Suddenly Scivicque was attracting attention from schools throughout the region, including multiple Southeastern Conference schools, but he already had started prefacing sentences with “when I play at LSU.”

Two of Scivicque’s travel-ball teammates were future Tigers teammates — outfielders Andrew Stevenson and Mark Laird. It was the summer before they enrolled at LSU as freshmen and Scivicque was preparing for his final season at Southwest.

“The first day he showed up just hammering balls,” Stevenson said, “and I was like, ‘This guy can play.’ ”

“It seemed like he hit multiple home runs every weekend,” Laird said. “I thought, ‘This guy needs to go somewhere. Somebody has been missing out.’ ”

A few months later, Scivicque got a call from then-Tigers assistant Javi Sanchez, offering a scholarship. Shortly after the recruiting class arrived, coach Paul Mainieri said he felt Scivicque could be “the sleeper” in the class.

Scivicque was a sleeper, all right. He was a regular as a junior last season, splitting time with Tyler Moore and Chris Chinea at catcher and being the designated hitter at times.

Assistant coach Will Davis said anyone can see the progress Scivicque has made on the field, but he marveled at his comfort level at the highest level of college baseball.

“Being a leader, being vocal and being comfortable being here, not being a fish out of water amongst all these other guys that were high school All-Americans and Team USA guys,” Davis said, “he fits right in with all of them.”

LSU’s top two starting pitchers — freshman Alex Lange and sophomore Jared Poché — say they have complete confidence that if they throw a breaking ball in the dirt to try to get a strikeout, they won’t have to worry about it becoming a wild pitch.

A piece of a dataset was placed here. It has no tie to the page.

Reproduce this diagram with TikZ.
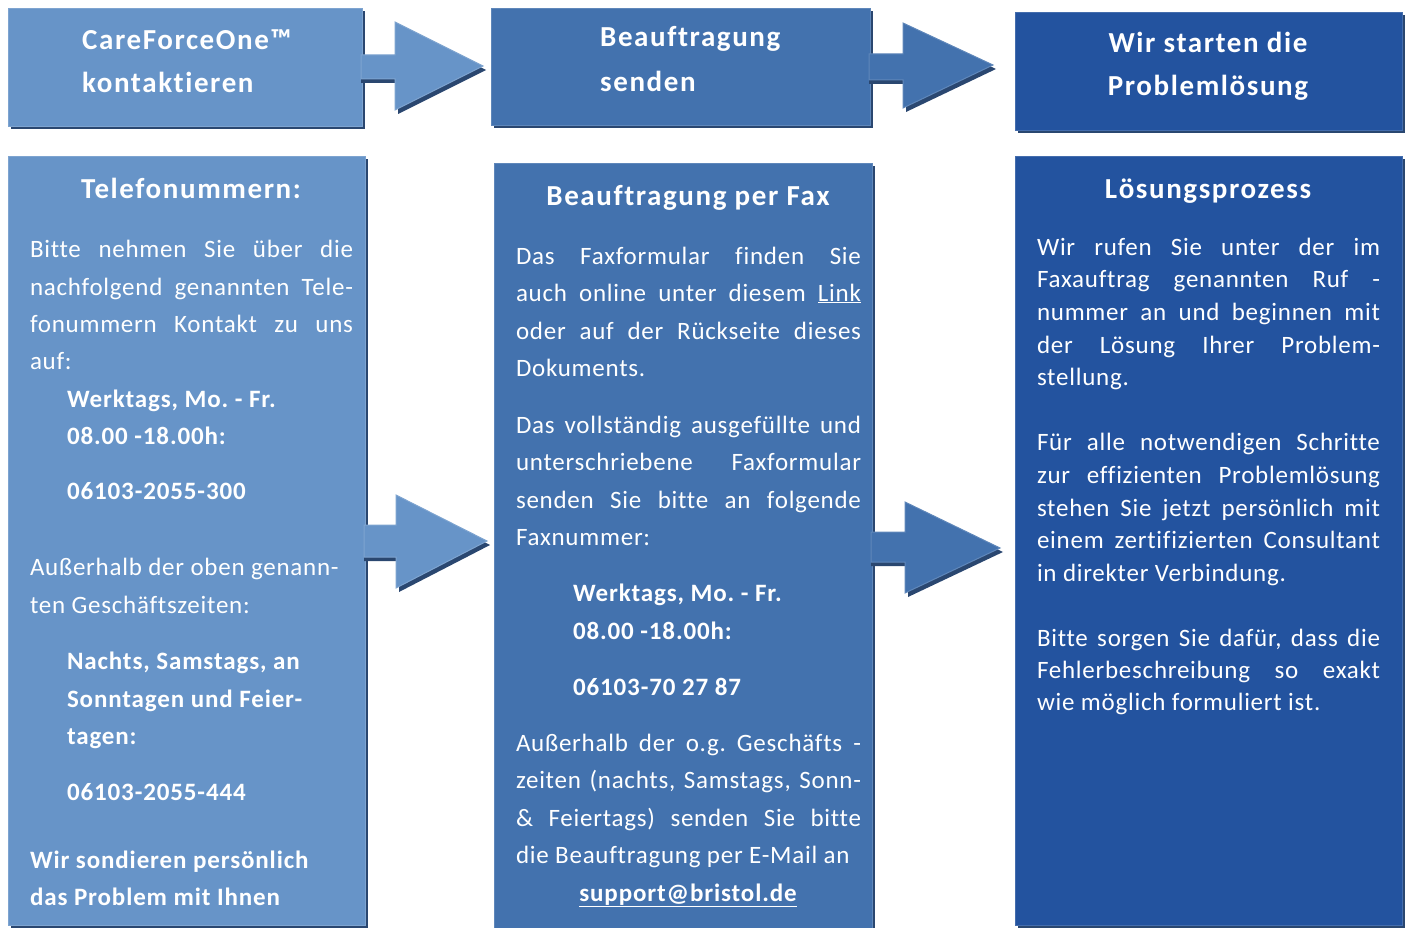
\documentclass[tikz,border=0pt]{standalone}
\usepackage{fontspec}
\setmainfont{Carlito}[Ligatures={NoCommon}]
\newfontfamily\bodyfam{Carlito}[LetterSpace=3,Ligatures={NoCommon}]
\newfontfamily\boldfam{Carlito}[LetterSpace=3.5,Ligatures={NoCommon}]
\newfontfamily\ttlfam{Carlito}[LetterSpace=5.5,Ligatures={NoCommon}]
\definecolor{cL}{HTML}{6794C8}
\definecolor{cM}{HTML}{4372AE}
\definecolor{cR}{HTML}{23539F}
\definecolor{shd}{HTML}{2A4770}
\frenchspacing
\newcommand\bodyf{\bodyfam\fontsize{25}{30}\selectfont\frenchspacing}
\newcommand\boldf{\boldfam\fontsize{25}{30}\selectfont\bfseries\frenchspacing}
\newcommand\titlef{\ttlfam\fontsize{29}{34}\selectfont\bfseries\frenchspacing}
\begin{document}
\begin{tikzpicture}[x=1pt,y=-1pt,
  box/.style={draw=#1!85!white, line width=1.2pt, fill=#1},
  shadow/.style={fill=shd},
  txt/.style={anchor=base west, inner sep=0pt, outer sep=0pt, text=white, font=\bodyf},
  btxt/.style={txt, font=\boldf},
  ttl/.style={anchor=base, inner sep=0pt, text=white, font=\titlef},
  ttlw/.style={anchor=base west, inner sep=0pt, text=white, font=\titlef}]
\useasboundingbox (0,0) rectangle (1407,928);
\newcommand\jl[5]{\node[txt] (#1) at (#2,#3) {\makebox[#4pt][s]{#5}};}
\newcommand\pl[4]{\node[txt] (#1) at (#2,#3) {#4};}
\newcommand\bl[4]{\node[btxt] (#1) at (#2,#3) {#4};}
% shadows
\fill[shadow] (11,11) rectangle (365,129);
\fill[shadow] (494,11) rectangle (873,128);
\fill[shadow] (1018,15) rectangle (1405,133);
\fill[shadow] (11,159) rectangle (368,928);
\fill[shadow] (497,166) rectangle (875,931);
\fill[shadow] (1018,159) rectangle (1405,928);
% boxes
\node[box=cL, anchor=north west, minimum width=354pt, minimum height=118pt, inner sep=0pt] (A) at (8,8) {};
\node[box=cM, anchor=north west, minimum width=379pt, minimum height=117pt, inner sep=0pt] (B) at (491,8) {};
\node[box=cR, anchor=north west, minimum width=387pt, minimum height=118pt, inner sep=0pt] (C) at (1015,12) {};
\node[box=cL, anchor=north west, minimum width=357pt, minimum height=769pt, inner sep=0pt] (D) at (8,156) {};
\node[box=cM, anchor=north west, minimum width=378pt, minimum height=768pt, inner sep=0pt] (E) at (494,163) {};
\node[box=cR, anchor=north west, minimum width=387pt, minimum height=769pt, inner sep=0pt] (F) at (1015,156) {};
% block arrows
\newcommand\barrow[9]{% col, x0, sTop, sBot, hx, hTop, hBot, tipx, tipy
  \fill[shd] (#2,#3+3) -- (#5+3,#3+3) -- (#5+3,#6+4) -- (#8+3,#9+4) -- (#5+3,#7+4) -- (#5+3,#4+4) -- (#2,#4+4) -- cycle;
  \draw[fill=#1, draw=#1!85!white, line width=1pt] (#2,#3) -- (#5,#3) -- (#5,#6) -- (#8,#9) -- (#5,#7) -- (#5,#4) -- (#2,#4) -- cycle;}
\barrow{cL}{361}{55}{79}{395}{22}{110}{483}{66}
\barrow{cM}{869}{54}{80}{903}{23}{108}{993}{65}
\barrow{cL}{364}{525}{557}{396}{495}{588}{487}{541}
\barrow{cM}{871}{532}{562}{905}{502}{593}{1000}{548}
% top titles
\node[ttlw] (a1) at (82,50) {CareForceOne™};
\node[ttlw] (a2) at (82,93) {kontaktieren};
\node[ttlw] (b1) at (600,47) {Beauftragung};
\node[ttlw] (b2) at (600,92) {senden};
\node[ttl] (c1) at (1208,53) {Wir starten die};
\node[ttl] (c2) at (1208,96) {Problemlösung};
% column titles
\node[ttl] (d0) at (191,199) {Telefonummern:};
\node[ttl] (e0) at (688,205) {Beauftragung per Fax};
\node[ttl] (f0) at (1208,199) {Lösungsprozess};
% left column
\jl{d1}{30}{257}{323}{Bitte nehmen Sie über die}
\jl{d2}{30}{295}{323}{nachfolgend genannten Tele-}
\jl{d3}{30}{332}{323}{fonummern Kontakt zu uns}
\pl{d4}{30}{369}{auf:}
\bl{d5}{67}{407}{Werktags, Mo. - Fr.}
\bl{d6}{67}{444}{08.00 -18.00h:}
\bl{d7}{67}{499}{06103-2055-300}
\pl{d8}{30}{575}{Außerhalb der oben genann-}
\pl{d9}{30}{613}{ten Geschäftszeiten:}
\bl{d10}{67}{669}{Nachts, Samstags, an}
\bl{d11}{67}{707}{Sonntagen und Feier-}
\bl{d12}{67}{744}{tagen:}
\bl{d13}{67}{800}{06103-2055-444}
\bl{d14}{30}{868}{Wir sondieren persönlich}
\bl{d15}{30}{905}{das Problem mit Ihnen}
% middle column
\jl{e1}{516}{264}{345}{Das Faxformular finden Sie}
\jl{e2}{516}{301}{345}{auch online unter diesem \underline{Link}}
\jl{e3}{516}{339}{345}{oder auf der Rückseite dieses}
\pl{e4}{516}{376}{Dokuments.}
\jl{e5}{516}{433}{345}{Das vollständig ausgefüllte und}
\jl{e6}{516}{470}{345}{unterschriebene Faxformular}
\jl{e7}{516}{508}{345}{senden Sie bitte an folgende}
\pl{e8}{516}{545}{Faxnummer:}
\bl{e9}{573}{601}{Werktags, Mo. - Fr.}
\bl{e10}{573}{639}{08.00 -18.00h:}
\bl{e11}{573}{695}{06103-70 27 87}
\jl{e12}{516}{751}{345}{Außerhalb der o.g. Geschäfts -}
\jl{e13}{516}{788}{345}{zeiten (nachts, Samstags, Sonn-}
\jl{e14}{516}{826}{345}{\& Feiertags) senden Sie bitte}
\pl{e15}{516}{863}{die Beauftragung per E-Mail an}
\node[btxt, anchor=base] (e16) at (688,901) {\underline{support@bristol.de}};
% right column
\jl{f1}{1037}{255}{343}{Wir rufen Sie unter der im}
\jl{f2}{1037}{287}{343}{Faxauftrag genannten Ruf -}
\jl{f3}{1037}{320}{343}{nummer an und beginnen mit}
\jl{f4}{1037}{353}{343}{der Lösung Ihrer Problem-}
\pl{f5}{1037}{385}{stellung.}
\jl{f6}{1037}{450}{343}{Für alle notwendigen Schritte}
\jl{f7}{1037}{483}{343}{zur effizienten Problemlösung}
\jl{f8}{1037}{516}{343}{stehen Sie jetzt persönlich mit}
\jl{f9}{1037}{548}{343}{einem zertifizierten Consultant}
\pl{f10}{1037}{581}{in direkter Verbindung.}
\jl{f11}{1037}{646}{343}{Bitte sorgen Sie dafür, dass die}
\jl{f12}{1037}{678}{343}{Fehlerbeschreibung so exakt}
\pl{f13}{1037}{710}{wie möglich formuliert ist.}
\end{tikzpicture}
\end{document}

“He blocks everything,” Lange said. “He gets pitches that are balls called strikes. He throws guys out, holds guys close on the bases. He’s the best catcher this nation has to offer. If he doesn’t win the Johnny Bench Award, I’d be shocked.”

Scivicque is one of three finalists for the Johnny Bench Award, which goes to the top catcher in the country.

He got one of the biggest hits in last weekend’s super regional when he broke a scoreless tie with a solo homer in the seventh inning of Game 2 as the Tigers prevailed 6-3 to complete a sweep of the Ragin’ Cajuns.

So Scivicque’s improbable college career will end where every college player dreams of having their careers end — in the College World Series. Then it’s on to professional baseball after he was chosen by the Detroit Tigers in the fourth round of the MLB draft Tuesday.

Back in Maurepas, Kade’s younger brother, Chaz, is preparing for his senior year in the fall. He said it has been “kind of unreal” seeing Kade play in Alex Box. “It kind of pushes you to try to meet his expectations,” said Chaz, who has followed in Kade’s footsteps on the baseball team.

Chaz has the attention of Southwest, where coach Ken Jackson has started using Kade’s success to recruit.

Kade said he can imagine a time when he’ll return to Maurepas High and encourage the students there to believe they too can get to wherever they want to go from there.

“Don’t give up, even though people tell you that you can’t do it,” Scivicque will tell them. “Just because you go to a small school doesn’t mean you can’t make a name for yourself.”

Especially since nowadays there’s a shining green light showing the way out of Maurepas.